What to do:
The listing below begins with the first line you should copy; stop after the line containing "text height=20pt,text depth=7pt]", and drop every picture.

Dataset excerpts:
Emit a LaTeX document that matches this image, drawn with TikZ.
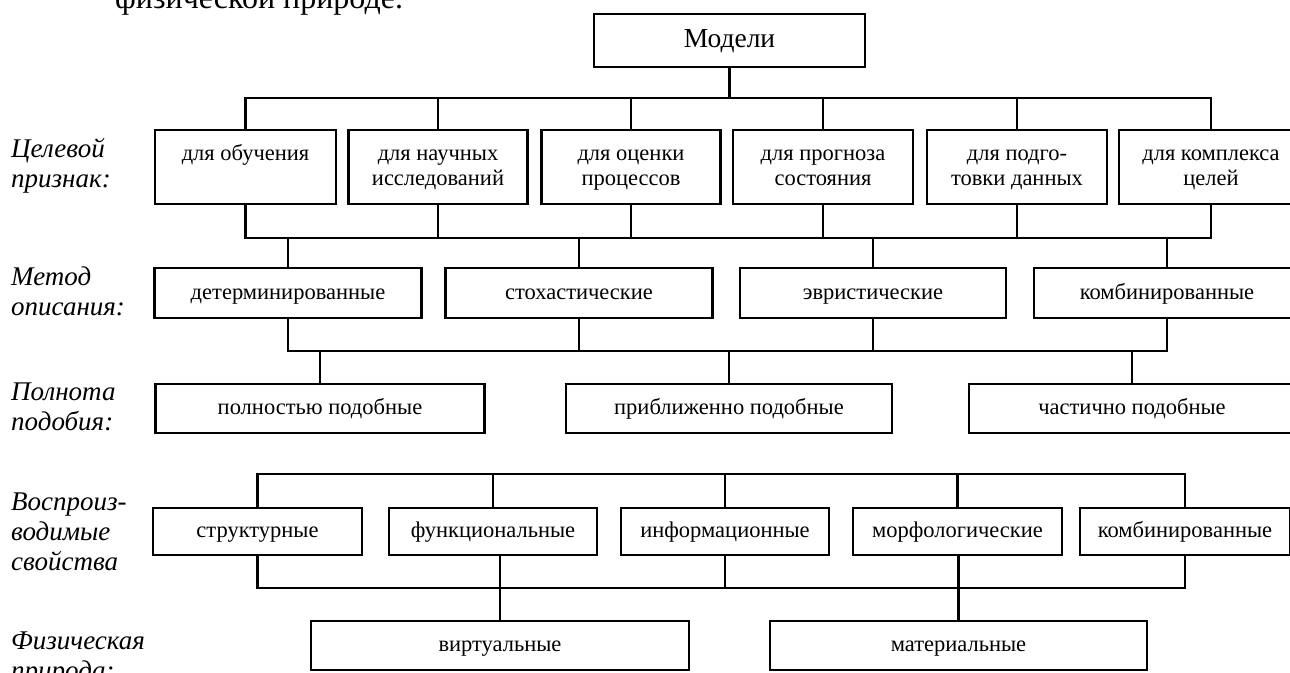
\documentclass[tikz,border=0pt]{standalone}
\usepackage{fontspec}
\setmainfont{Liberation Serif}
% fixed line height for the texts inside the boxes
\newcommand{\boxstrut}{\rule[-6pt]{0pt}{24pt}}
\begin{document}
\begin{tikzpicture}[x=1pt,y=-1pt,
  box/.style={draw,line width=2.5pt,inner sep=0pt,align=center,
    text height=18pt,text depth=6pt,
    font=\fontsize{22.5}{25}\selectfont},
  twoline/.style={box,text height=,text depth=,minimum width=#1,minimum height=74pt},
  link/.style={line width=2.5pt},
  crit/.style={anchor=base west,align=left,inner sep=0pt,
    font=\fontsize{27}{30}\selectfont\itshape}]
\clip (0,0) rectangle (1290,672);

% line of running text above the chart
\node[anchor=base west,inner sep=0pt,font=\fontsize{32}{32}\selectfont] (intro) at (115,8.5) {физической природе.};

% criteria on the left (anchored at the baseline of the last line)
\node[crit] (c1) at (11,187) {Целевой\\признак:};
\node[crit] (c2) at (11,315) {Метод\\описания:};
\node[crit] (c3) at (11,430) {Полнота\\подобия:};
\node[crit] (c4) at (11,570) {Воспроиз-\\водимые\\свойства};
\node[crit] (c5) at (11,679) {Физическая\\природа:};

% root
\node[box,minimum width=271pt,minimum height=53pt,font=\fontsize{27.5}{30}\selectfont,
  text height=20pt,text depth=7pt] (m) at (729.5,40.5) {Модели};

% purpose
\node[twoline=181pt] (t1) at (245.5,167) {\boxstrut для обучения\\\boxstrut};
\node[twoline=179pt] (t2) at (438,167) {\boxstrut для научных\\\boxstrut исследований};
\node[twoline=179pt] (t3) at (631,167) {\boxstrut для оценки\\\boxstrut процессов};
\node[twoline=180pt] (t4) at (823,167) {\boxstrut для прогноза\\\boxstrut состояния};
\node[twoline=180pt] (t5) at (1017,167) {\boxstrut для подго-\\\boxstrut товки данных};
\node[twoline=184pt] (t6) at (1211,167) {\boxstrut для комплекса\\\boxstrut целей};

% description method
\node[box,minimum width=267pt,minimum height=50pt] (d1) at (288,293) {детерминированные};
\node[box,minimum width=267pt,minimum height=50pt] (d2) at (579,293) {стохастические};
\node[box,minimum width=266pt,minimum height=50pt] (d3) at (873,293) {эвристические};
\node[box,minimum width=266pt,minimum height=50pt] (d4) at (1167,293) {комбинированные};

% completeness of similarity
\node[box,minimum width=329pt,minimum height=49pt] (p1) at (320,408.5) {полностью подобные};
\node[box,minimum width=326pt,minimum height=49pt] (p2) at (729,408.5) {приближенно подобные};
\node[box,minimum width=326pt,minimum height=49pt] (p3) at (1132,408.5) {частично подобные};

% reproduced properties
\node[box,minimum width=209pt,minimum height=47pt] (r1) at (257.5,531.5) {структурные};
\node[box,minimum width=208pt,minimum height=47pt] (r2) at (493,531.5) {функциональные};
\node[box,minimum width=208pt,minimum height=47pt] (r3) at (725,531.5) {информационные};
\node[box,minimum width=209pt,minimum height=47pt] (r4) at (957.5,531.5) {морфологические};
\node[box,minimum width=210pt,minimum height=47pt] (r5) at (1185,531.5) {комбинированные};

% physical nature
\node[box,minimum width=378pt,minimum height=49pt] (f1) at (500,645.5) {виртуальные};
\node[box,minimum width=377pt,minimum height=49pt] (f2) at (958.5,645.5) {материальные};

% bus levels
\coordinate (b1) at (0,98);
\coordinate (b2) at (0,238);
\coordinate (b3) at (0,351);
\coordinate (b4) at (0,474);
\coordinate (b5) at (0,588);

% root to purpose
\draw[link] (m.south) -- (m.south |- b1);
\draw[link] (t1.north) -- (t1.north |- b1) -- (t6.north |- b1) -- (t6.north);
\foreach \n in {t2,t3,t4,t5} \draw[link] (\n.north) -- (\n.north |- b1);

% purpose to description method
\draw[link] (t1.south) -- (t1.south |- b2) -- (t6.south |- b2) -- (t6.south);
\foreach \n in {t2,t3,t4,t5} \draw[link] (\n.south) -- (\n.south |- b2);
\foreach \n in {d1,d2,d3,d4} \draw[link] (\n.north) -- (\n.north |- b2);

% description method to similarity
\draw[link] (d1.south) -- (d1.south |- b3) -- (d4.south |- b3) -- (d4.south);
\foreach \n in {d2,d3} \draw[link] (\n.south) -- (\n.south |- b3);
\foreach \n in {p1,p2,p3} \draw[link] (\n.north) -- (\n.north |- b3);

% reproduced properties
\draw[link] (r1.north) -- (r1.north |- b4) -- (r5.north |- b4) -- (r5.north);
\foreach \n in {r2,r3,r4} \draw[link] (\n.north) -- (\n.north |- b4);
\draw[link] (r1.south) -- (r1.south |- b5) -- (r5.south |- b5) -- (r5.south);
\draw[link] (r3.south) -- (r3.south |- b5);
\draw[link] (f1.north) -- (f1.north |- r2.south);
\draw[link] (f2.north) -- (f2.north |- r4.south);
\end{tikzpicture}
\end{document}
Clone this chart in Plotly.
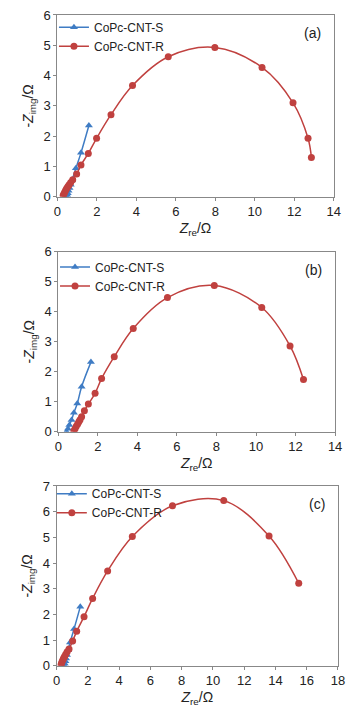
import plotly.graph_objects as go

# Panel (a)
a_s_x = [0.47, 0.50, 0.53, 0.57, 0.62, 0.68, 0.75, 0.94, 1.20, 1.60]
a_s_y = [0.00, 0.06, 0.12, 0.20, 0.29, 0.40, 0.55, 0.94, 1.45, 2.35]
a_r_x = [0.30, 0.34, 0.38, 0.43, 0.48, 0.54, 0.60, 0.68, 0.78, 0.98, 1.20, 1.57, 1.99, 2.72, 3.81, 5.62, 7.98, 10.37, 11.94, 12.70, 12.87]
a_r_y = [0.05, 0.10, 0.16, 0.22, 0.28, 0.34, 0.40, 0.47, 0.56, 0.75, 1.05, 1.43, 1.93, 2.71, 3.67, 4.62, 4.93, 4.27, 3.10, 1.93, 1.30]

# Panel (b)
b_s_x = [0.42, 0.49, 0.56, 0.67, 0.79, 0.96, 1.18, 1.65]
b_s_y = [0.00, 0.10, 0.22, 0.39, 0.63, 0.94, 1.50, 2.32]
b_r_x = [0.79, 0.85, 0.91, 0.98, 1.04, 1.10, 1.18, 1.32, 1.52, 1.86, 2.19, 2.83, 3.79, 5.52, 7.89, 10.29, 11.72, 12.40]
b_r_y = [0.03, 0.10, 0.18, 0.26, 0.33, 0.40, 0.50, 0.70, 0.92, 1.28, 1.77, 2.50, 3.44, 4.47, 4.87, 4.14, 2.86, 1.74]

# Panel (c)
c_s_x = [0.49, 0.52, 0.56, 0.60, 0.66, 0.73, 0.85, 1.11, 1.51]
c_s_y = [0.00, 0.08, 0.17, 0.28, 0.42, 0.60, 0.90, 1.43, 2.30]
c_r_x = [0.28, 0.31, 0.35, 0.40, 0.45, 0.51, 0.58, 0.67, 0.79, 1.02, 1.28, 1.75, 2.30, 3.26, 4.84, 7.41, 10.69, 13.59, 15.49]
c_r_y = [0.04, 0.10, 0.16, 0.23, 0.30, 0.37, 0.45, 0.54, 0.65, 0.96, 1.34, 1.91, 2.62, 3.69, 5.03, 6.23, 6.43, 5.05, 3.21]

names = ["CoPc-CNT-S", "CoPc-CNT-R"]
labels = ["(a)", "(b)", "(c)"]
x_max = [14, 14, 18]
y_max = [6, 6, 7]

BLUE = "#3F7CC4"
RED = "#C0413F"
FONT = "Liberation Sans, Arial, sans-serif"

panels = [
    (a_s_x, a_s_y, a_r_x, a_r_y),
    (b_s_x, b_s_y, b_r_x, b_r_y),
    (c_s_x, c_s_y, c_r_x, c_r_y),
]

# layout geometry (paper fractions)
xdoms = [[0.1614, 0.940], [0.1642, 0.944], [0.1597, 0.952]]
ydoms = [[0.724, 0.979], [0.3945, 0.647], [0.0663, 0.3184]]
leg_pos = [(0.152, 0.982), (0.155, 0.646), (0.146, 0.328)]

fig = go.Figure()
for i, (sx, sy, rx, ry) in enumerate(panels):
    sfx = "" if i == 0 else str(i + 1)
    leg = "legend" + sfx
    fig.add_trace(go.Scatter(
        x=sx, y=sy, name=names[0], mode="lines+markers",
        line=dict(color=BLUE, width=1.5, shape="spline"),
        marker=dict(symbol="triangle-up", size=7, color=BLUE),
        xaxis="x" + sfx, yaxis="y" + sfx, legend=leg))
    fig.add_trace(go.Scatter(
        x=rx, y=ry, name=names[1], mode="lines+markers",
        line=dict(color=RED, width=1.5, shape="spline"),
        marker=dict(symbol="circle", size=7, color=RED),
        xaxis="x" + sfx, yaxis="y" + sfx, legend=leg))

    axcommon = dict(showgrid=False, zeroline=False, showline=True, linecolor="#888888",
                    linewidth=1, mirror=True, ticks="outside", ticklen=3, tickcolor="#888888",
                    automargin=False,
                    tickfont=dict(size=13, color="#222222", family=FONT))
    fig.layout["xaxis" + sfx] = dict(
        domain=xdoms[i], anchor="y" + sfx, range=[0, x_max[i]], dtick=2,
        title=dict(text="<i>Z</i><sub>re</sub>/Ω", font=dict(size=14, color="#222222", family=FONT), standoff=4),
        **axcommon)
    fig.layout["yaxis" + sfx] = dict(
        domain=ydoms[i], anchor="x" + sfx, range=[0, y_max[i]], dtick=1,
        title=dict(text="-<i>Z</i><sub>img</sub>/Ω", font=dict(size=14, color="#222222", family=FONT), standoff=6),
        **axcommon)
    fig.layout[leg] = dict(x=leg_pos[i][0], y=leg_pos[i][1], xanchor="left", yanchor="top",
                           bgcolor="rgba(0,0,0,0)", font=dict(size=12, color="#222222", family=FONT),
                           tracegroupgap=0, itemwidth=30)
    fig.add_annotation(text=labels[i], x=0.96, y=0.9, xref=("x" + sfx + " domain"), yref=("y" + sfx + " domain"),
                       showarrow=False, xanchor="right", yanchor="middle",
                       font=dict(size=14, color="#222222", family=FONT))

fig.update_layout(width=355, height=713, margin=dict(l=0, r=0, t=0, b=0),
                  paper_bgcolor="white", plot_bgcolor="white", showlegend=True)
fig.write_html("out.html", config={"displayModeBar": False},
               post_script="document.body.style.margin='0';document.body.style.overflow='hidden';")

Result of this exercise:
Emit a LaTeX document that matches this image, drawn with TikZ.
\documentclass[tikz,border=0pt]{standalone}
\usepackage{fontspec}
\setmainfont{Liberation Serif}
% fixed line height for the texts inside the boxes
\newcommand{\boxstrut}{\rule[-6pt]{0pt}{24pt}}
\begin{document}
\begin{tikzpicture}[x=1pt,y=-1pt,
  box/.style={draw,line width=2.5pt,inner sep=0pt,align=center,
    text height=18pt,text depth=6pt,
    font=\fontsize{22.5}{25}\selectfont},
  twoline/.style={box,text height=,text depth=,minimum width=#1,minimum height=74pt},
  link/.style={line width=2.5pt},
  crit/.style={anchor=base west,align=left,inner sep=0pt,
    font=\fontsize{27}{30}\selectfont\itshape}]
\clip (0,0) rectangle (1290,672);

% line of running text above the chart
\node[anchor=base west,inner sep=0pt,font=\fontsize{32}{32}\selectfont] (intro) at (115,8.5) {физической природе.};

% criteria on the left (anchored at the baseline of the last line)
\node[crit] (c1) at (11,187) {Целевой\\признак:};
\node[crit] (c2) at (11,315) {Метод\\описания:};
\node[crit] (c3) at (11,430) {Полнота\\подобия:};
\node[crit] (c4) at (11,570) {Воспроиз-\\водимые\\свойства};
\node[crit] (c5) at (11,679) {Физическая\\природа:};

% root
\node[box,minimum width=271pt,minimum height=53pt,font=\fontsize{27.5}{30}\selectfont,
  text height=20pt,text depth=7pt] (m) at (729.5,40.5) {Модели};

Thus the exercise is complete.